The United Nations and European Union jointly expressed condemnation towards the United States on Friday following the execution of convicted murderer Kenneth Smith in Alabama. Smith’s death marked the first utilization of nitrogen asphyxiation, a controversial and untested method, reigniting the ongoing debate surrounding capital punishment.
Alabama Attorney General Steve Marshall defended the execution, stating that “justice has been served,” while UN human rights chief Volker Turk, the EU, and US civil liberties groups voiced horror and concern over the novel approach.
Volker Turk, denouncing the untested method as potentially amounting to torture, asserted that the use of nitrogen gas raised questions about cruel, inhuman, or degrading treatment. Ravina Shamdasani, spokeswoman for the UN human rights office, emphasized the suffering evident during Smith’s execution, advocating for an end to the death penalty, labeling it an anachronism unsuitable for the 21st century. The EU, a staunch opponent of the death penalty, labeled the nitrogen gas execution as “a particularly cruel and unusual punishment.”

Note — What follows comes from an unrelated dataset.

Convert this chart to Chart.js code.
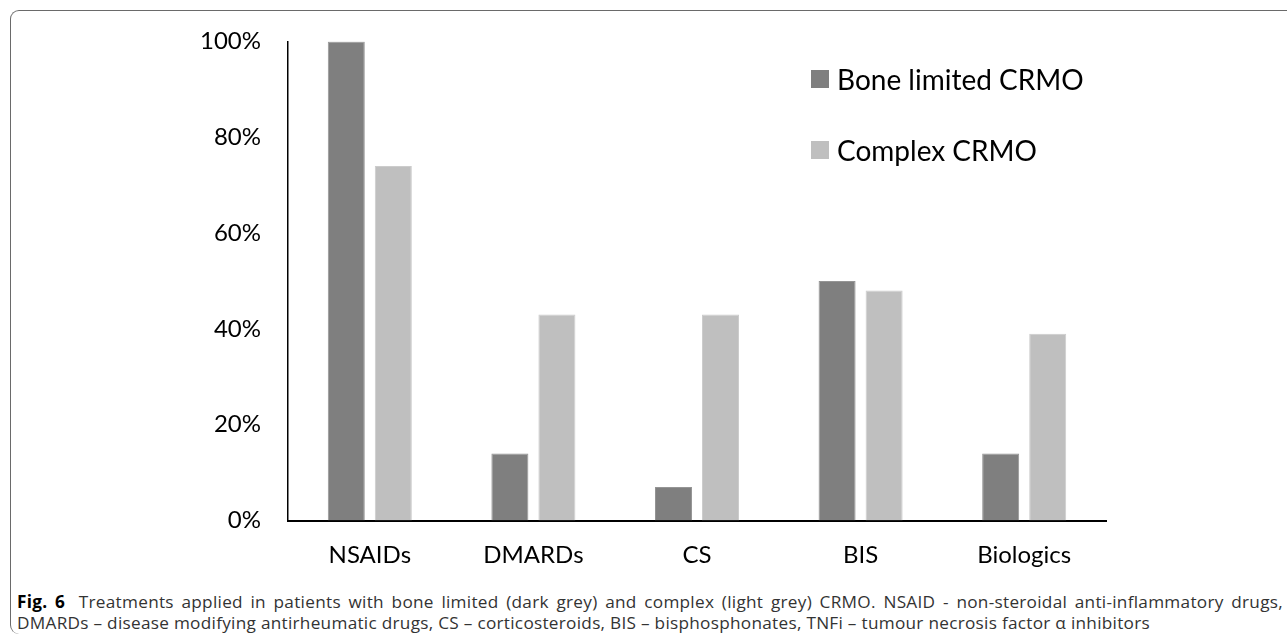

Yasmin Cader of the American Civil Liberties Union strongly criticized the gruesome manner of Smith’s death, emphasizing the need to abolish the death penalty instead of devising new and more heinous execution methods. Smith, 58, convicted for the 1988 murder-for-hire of Elizabeth Sennett, experienced visible distress during the execution, described by local news outlet AL.com as two to four minutes of writhing and thrashing, followed by five minutes of heavy breathing.
The execution was marked by Smith’s last words, where he accused Alabama of causing humanity to take a step backward. The botched execution attempt in November 2022, coupled with the Supreme Court’s rejection of his appeals, added controversy to the case. With 24 executions in the United States in 2023, all by lethal injection, Alabama’s approval of nitrogen hypoxia, shared by Oklahoma and Mississippi, raises concerns. The American Veterinary Medical Association’s recommendation for sedation in animal euthanization using nitrogen was notably absent in Alabama’s protocol, despite the state defending it as “perhaps the most humane method of execution ever devised.”
Despite the emotional toll on Smith’s family, speaking through Elizabeth Sennett’s son Mike, the execution drew attention to the broader debate on the death penalty in the United States. With 53 percent of Americans supporting the death penalty for murder convictions, the Gallup Poll reflects the lowest level since 1972. While capital punishment has been abolished in 23 states, six others have imposed a hold on its use, adding to the complexity of the ongoing national discourse on the matter.